Repeat, exactly and only, the lines from the beginning of the data through the line with "import matplotlib.transforms as mtransforms". Pictures are left out.

■ **Provided material**:
********************
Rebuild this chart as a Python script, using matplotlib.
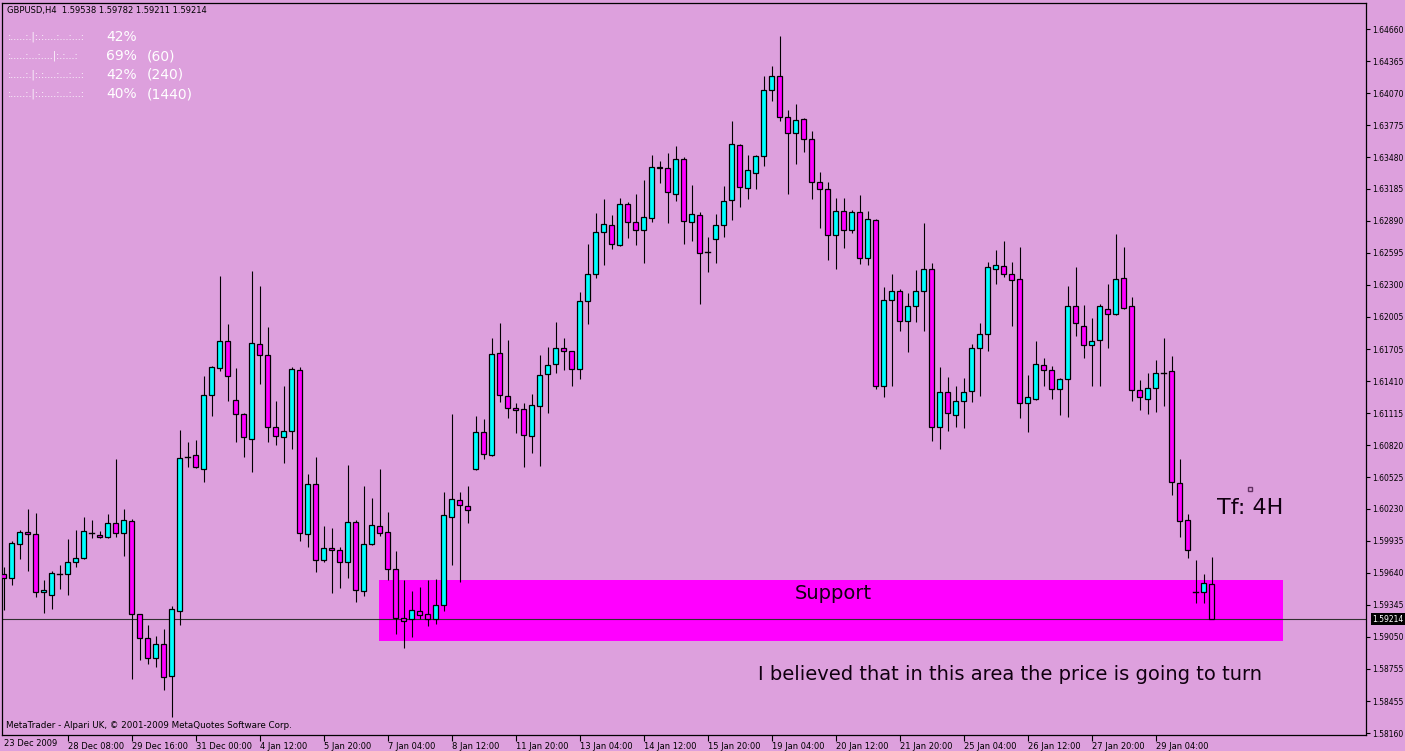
import matplotlib
matplotlib.use('Agg')
import matplotlib.pyplot as plt
from matplotlib.patches import Rectangle
import matplotlib.transforms as mtransforms

# H4 bars, index 0 = 23 Dec 2009
opens = [1.5963, 1.5959, 1.5991, 1.6002, 1.6000, 1.5946, 1.5944, 1.5963, 1.5963, 1.5974,
         1.5978, 1.6001, 1.5999, 1.5997, 1.6010, 1.6001, 1.6012, 1.5926, 1.5904, 1.5885,
         1.5898, 1.5869, 1.5929, 1.6071, 1.6073, 1.6060, 1.6128, 1.6153, 1.6178, 1.6124,
         1.6111, 1.6088, 1.6175, 1.6165, 1.6099, 1.6089, 1.6095, 1.6151, 1.6000, 1.6046,
         1.5976, 1.5987, 1.5985, 1.5974, 1.6011, 1.5947, 1.5991, 1.6007, 1.6002, 1.5968,
         1.5922, 1.5921, 1.5929, 1.5926, 1.5921, 1.5934, 1.6016, 1.6031, 1.6026, 1.6060,
         1.6094, 1.6073, 1.6167, 1.6127, 1.6116, 1.6115, 1.6090, 1.6118, 1.6148, 1.6157,
         1.6172, 1.6169, 1.6152, 1.6215, 1.6240, 1.6279, 1.6285, 1.6267, 1.6305, 1.6288,
         1.6281, 1.6292, 1.6339, 1.6338, 1.6314, 1.6346, 1.6288, 1.6294, 1.6260, 1.6272,
         1.6285, 1.6308, 1.6359, 1.6319, 1.6333, 1.6349, 1.6410, 1.6423, 1.6385, 1.6370,
         1.6383, 1.6365, 1.6325, 1.6318, 1.6276, 1.6298, 1.6281, 1.6297, 1.6255, 1.6290,
         1.6137, 1.6216, 1.6224, 1.6197, 1.6210, 1.6224, 1.6245, 1.6099, 1.6131, 1.6110,
         1.6123, 1.6132, 1.6172, 1.6185, 1.6245, 1.6247, 1.6240, 1.6235, 1.6121, 1.6125,
         1.6156, 1.6151, 1.6134, 1.6143, 1.6210, 1.6192, 1.6174, 1.6179, 1.6208, 1.6203,
         1.6236, 1.6210, 1.6133, 1.6125, 1.6135, 1.6149, 1.6150, 1.6047, 1.6013, 1.5946,
         1.5946, 1.59538]
highs = [1.5969, 1.5993, 1.6004, 1.6023, 1.6019, 1.5957, 1.5966, 1.5971, 1.5995, 1.6004,
         1.6016, 1.6013, 1.6003, 1.6018, 1.6069, 1.6023, 1.6014, 1.5926, 1.5916, 1.5906,
         1.5912, 1.5933, 1.6096, 1.6085, 1.6087, 1.6146, 1.6155, 1.6238, 1.6194, 1.6153,
         1.6112, 1.6243, 1.6229, 1.6191, 1.6123, 1.6137, 1.6154, 1.6154, 1.6055, 1.6071,
         1.6007, 1.6005, 1.5988, 1.6064, 1.6013, 1.6044, 1.6033, 1.6060, 1.6020, 1.5984,
         1.5957, 1.5947, 1.5951, 1.5957, 1.5958, 1.6039, 1.6111, 1.6039, 1.6044, 1.6109,
         1.6106, 1.6181, 1.6195, 1.6179, 1.6121, 1.6121, 1.6129, 1.6165, 1.6173, 1.6196,
         1.6181, 1.6169, 1.6223, 1.6268, 1.6296, 1.6309, 1.6294, 1.6310, 1.6306, 1.6314,
         1.6327, 1.6350, 1.6344, 1.6352, 1.6358, 1.6348, 1.6322, 1.6297, 1.6274, 1.6295,
         1.6321, 1.6381, 1.6360, 1.6350, 1.6350, 1.6423, 1.6432, 1.6460, 1.6391, 1.6397,
         1.6384, 1.6372, 1.6334, 1.6325, 1.6310, 1.6310, 1.6299, 1.6313, 1.6298, 1.6291,
         1.6228, 1.6240, 1.6226, 1.6222, 1.6244, 1.6287, 1.6250, 1.6154, 1.6145, 1.6137,
         1.6144, 1.6175, 1.6195, 1.6251, 1.6262, 1.6270, 1.6251, 1.6265, 1.6147, 1.6178,
         1.6162, 1.6155, 1.6144, 1.6229, 1.6246, 1.6211, 1.6199, 1.6212, 1.6231, 1.6277,
         1.6265, 1.6219, 1.6142, 1.6149, 1.6161, 1.6181, 1.6164, 1.6069, 1.6018, 1.5976,
         1.5963, 1.59782]
lows = [1.5930, 1.5953, 1.5977, 1.5966, 1.5942, 1.5927, 1.5931, 1.5949, 1.5944, 1.5969,
        1.5977, 1.5996, 1.5996, 1.5996, 1.5997, 1.5980, 1.5866, 1.5884, 1.5880, 1.5877,
        1.5856, 1.5831, 1.5916, 1.6062, 1.6061, 1.6048, 1.6109, 1.6150, 1.6123, 1.6085,
        1.6071, 1.6057, 1.6138, 1.6085, 1.6082, 1.6065, 1.6078, 1.5993, 1.5988, 1.5965,
        1.5974, 1.5945, 1.5950, 1.5959, 1.5937, 1.5943, 1.5990, 1.5998, 1.5957, 1.5908,
        1.5895, 1.5905, 1.5921, 1.5915, 1.5917, 1.5929, 1.5971, 1.5956, 1.6010, 1.6059,
        1.6069, 1.6072, 1.6122, 1.6107, 1.6093, 1.6062, 1.6075, 1.6063, 1.6112, 1.6149,
        1.6151, 1.6137, 1.6143, 1.6194, 1.6236, 1.6248, 1.6263, 1.6266, 1.6273, 1.6267,
        1.6250, 1.6288, 1.6324, 1.6287, 1.6307, 1.6268, 1.6270, 1.6212, 1.6242, 1.6250,
        1.6274, 1.6290, 1.6302, 1.6309, 1.6318, 1.6340, 1.6400, 1.6381, 1.6314, 1.6342,
        1.6353, 1.6309, 1.6282, 1.6253, 1.6245, 1.6264, 1.6278, 1.6249, 1.6248, 1.6134,
        1.6126, 1.6137, 1.6187, 1.6168, 1.6196, 1.6187, 1.6086, 1.6078, 1.6095, 1.6099,
        1.6098, 1.6122, 1.6127, 1.6169, 1.6231, 1.6237, 1.6192, 1.6107, 1.6094, 1.6124,
        1.6137, 1.6125, 1.6110, 1.6108, 1.6183, 1.6162, 1.6137, 1.6137, 1.6172, 1.6202,
        1.6208, 1.6123, 1.6114, 1.6111, 1.6113, 1.6118, 1.6036, 1.5997, 1.5978, 1.5936,
        1.5936, 1.59211]
closes = [1.5959, 1.5992, 1.6002, 1.6000, 1.5946, 1.5948, 1.5964, 1.5963, 1.5974, 1.5978,
          1.6003, 1.6001, 1.5997, 1.6010, 1.6001, 1.6013, 1.5926, 1.5904, 1.5885, 1.5898,
          1.5868, 1.5931, 1.6070, 1.6071, 1.6062, 1.6128, 1.6154, 1.6178, 1.6146, 1.6111,
          1.6089, 1.6176, 1.6165, 1.6099, 1.6090, 1.6095, 1.6152, 1.6001, 1.6046, 1.5976,
          1.5987, 1.5985, 1.5974, 1.6011, 1.5948, 1.5991, 1.6008, 1.6001, 1.5968, 1.5922,
          1.5920, 1.5930, 1.5925, 1.5921, 1.5934, 1.6017, 1.6032, 1.6027, 1.6022, 1.6094,
          1.6074, 1.6166, 1.6128, 1.6116, 1.6114, 1.6091, 1.6119, 1.6147, 1.6156, 1.6172,
          1.6169, 1.6152, 1.6215, 1.6240, 1.6279, 1.6286, 1.6268, 1.6305, 1.6288, 1.6281,
          1.6293, 1.6339, 1.6338, 1.6316, 1.6346, 1.6289, 1.6295, 1.6259, 1.6260, 1.6285,
          1.6307, 1.6360, 1.6320, 1.6336, 1.6349, 1.6410, 1.6423, 1.6385, 1.6370, 1.6382,
          1.6365, 1.6325, 1.6318, 1.6276, 1.6298, 1.6281, 1.6297, 1.6255, 1.6291, 1.6137,
          1.6216, 1.6224, 1.6197, 1.6210, 1.6224, 1.6245, 1.6099, 1.6131, 1.6112, 1.6123,
          1.6131, 1.6172, 1.6185, 1.6246, 1.6248, 1.6240, 1.6234, 1.6121, 1.6126, 1.6157,
          1.6151, 1.6134, 1.6143, 1.6210, 1.6195, 1.6174, 1.6178, 1.6210, 1.6203, 1.6235,
          1.6209, 1.6133, 1.6126, 1.6135, 1.6149, 1.6149, 1.6048, 1.6012, 1.5985, 1.5946,
          1.5955, 1.59214]

last_price = 1.59214
support_low, support_high = 1.5901, 1.5957
support_from, support_to = 46.9, 159.9

price_ticks = [1.64660, 1.64365, 1.64070, 1.63775, 1.63480, 1.63185, 1.62890, 1.62595,
               1.62300, 1.62005, 1.61705, 1.61410, 1.61115, 1.60820, 1.60525, 1.60230,
               1.59935, 1.59640, 1.59345, 1.59050, 1.58755, 1.58455, 1.58160]
time_ticks = list(range(8, 152, 8))
time_labels = ['28 Dec 08:00', '29 Dec 16:00', '31 Dec 00:00', '4 Jan 12:00', '5 Jan 20:00',
               '7 Jan 04:00', '8 Jan 12:00', '11 Jan 20:00', '13 Jan 04:00', '14 Jan 12:00',
               '15 Jan 20:00', '19 Jan 04:00', '20 Jan 12:00', '21 Jan 20:00', '25 Jan 04:00',
               '26 Jan 12:00', '27 Jan 20:00', '29 Jan 04:00']
first_label = '23 Dec 2009'

ind_dots = [':.....:.|:.:....:...:...:', ':.....:...:....|:.:...:', ':.....:.|:.:....:...:...:',
            ':.....:.|:.:....:...:...:']
ind_pct = ['42%', '69%', '42%', '40%']
ind_tf = ['', '(60)', '(240)', '(1440)']

bg = '#DDA0DD'

fig = plt.figure(figsize=(14.05, 7.51), dpi=100, facecolor=bg)
ax = fig.add_axes([2 / 1405, 16 / 751, 1364 / 1405, 732 / 751], facecolor=bg)

# support zone
ax.add_patch(Rectangle((support_from, support_low), support_to - support_from,
                       support_high - support_low, facecolor='#FF00FF', edgecolor='none', zorder=1))
ax.axhline(last_price, color='#303030', lw=0.8, zorder=2)

w = 0.55
for i in range(len(opens)):
    o, h, l, c = opens[i], highs[i], lows[i], closes[i]
    ax.plot([i, i], [l, h], color='black', lw=0.8, zorder=3, solid_capstyle='butt')
    if o == c:
        ax.plot([i - w / 2, i + w / 2], [o, o], color='black', lw=1.0, zorder=4)
        continue
    col = '#00FFFF' if c > o else '#FF00FF'
    ax.add_patch(Rectangle((i - w / 2, min(o, c)), w, abs(c - o), facecolor=col,
                           edgecolor='black', lw=0.9, zorder=4))

ax.set_xlim(-0.19, 170.3)
ax.set_ylim(1.58143, 1.64902)

ax.yaxis.tick_right()
ax.set_yticks(price_ticks)
ax.set_yticklabels(['%.5f' % p for p in price_ticks])
ax.set_xticks(time_ticks)
ax.set_xticklabels(time_labels)
ax.tick_params(axis='y', direction='out', length=3, width=0.8, pad=1.5, labelsize=5.5, colors='black')
ax.tick_params(axis='x', direction='out', length=4, width=0.8, pad=1, labelsize=6.0, colors='black')
for lab in ax.get_xticklabels():
    lab.set_horizontalalignment('left')
for sp in ax.spines.values():
    sp.set_color('black')
    sp.set_linewidth(0.9)

ax.text(0.0, -0.006, first_label, transform=mtransforms.blended_transform_factory(ax.transData, ax.transAxes),
        ha='left', va='top', fontsize=6.0, color='black')

# current price marker on the scale
ax.text(1.0 + 6 / 1364, last_price, '%.5f' % last_price,
        transform=mtransforms.blended_transform_factory(ax.transAxes, ax.transData),
        ha='left', va='center', fontsize=5.5, color='white', clip_on=False, zorder=10,
        bbox=dict(facecolor='black', edgecolor='none', pad=1.0))

# annotations
ax.text(103.7, 1.5945, 'Support', fontsize=14, ha='center', va='center', color='#100010', zorder=5)
ax.text(125.8, 1.5870, 'I believed that in this area the price is going to turn', fontsize=14,
        ha='center', va='center', color='#100010', zorder=5)
ax.text(155.8, 1.6024, 'Tf: 4H', fontsize=16, ha='center', va='center', color='#100010', zorder=5)
ax.plot([155.8], [1.6041], marker='s', ms=2.5, mfc='none', mec='#603060', zorder=5)

# header and indicator text
fig.text(7 / 1405, 1 - 10 / 751, 'GBPUSD,H4  1.59538 1.59782 1.59211 1.59214', fontsize=6.0,
         color='black', ha='left', va='center')
for k in range(4):
    yy = 1 - (37 + 19 * k) / 751
    fig.text(8 / 1405, yy, ind_dots[k], fontsize=7, color='white', ha='left', va='center')
    fig.text(106 / 1405, yy, ind_pct[k], fontsize=10, color='white', ha='left', va='center')
    fig.text(147 / 1405, yy, ind_tf[k], fontsize=10, color='white', ha='left', va='center')

fig.text(6 / 1405, 1 - 725 / 751, 'MetaTrader - Alpari UK, \u00a9 2001-2009 MetaQuotes Software Corp.',
         fontsize=6.3, color='black', ha='left', va='center')

fig.savefig('out.png', dpi=100, facecolor=bg)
********************
■ **Result**:
Rebuild this chart as a Python script, using matplotlib.
import matplotlib
matplotlib.use('Agg')
import matplotlib.pyplot as plt
from matplotlib.patches import Rectangle
import matplotlib.transforms as mtransforms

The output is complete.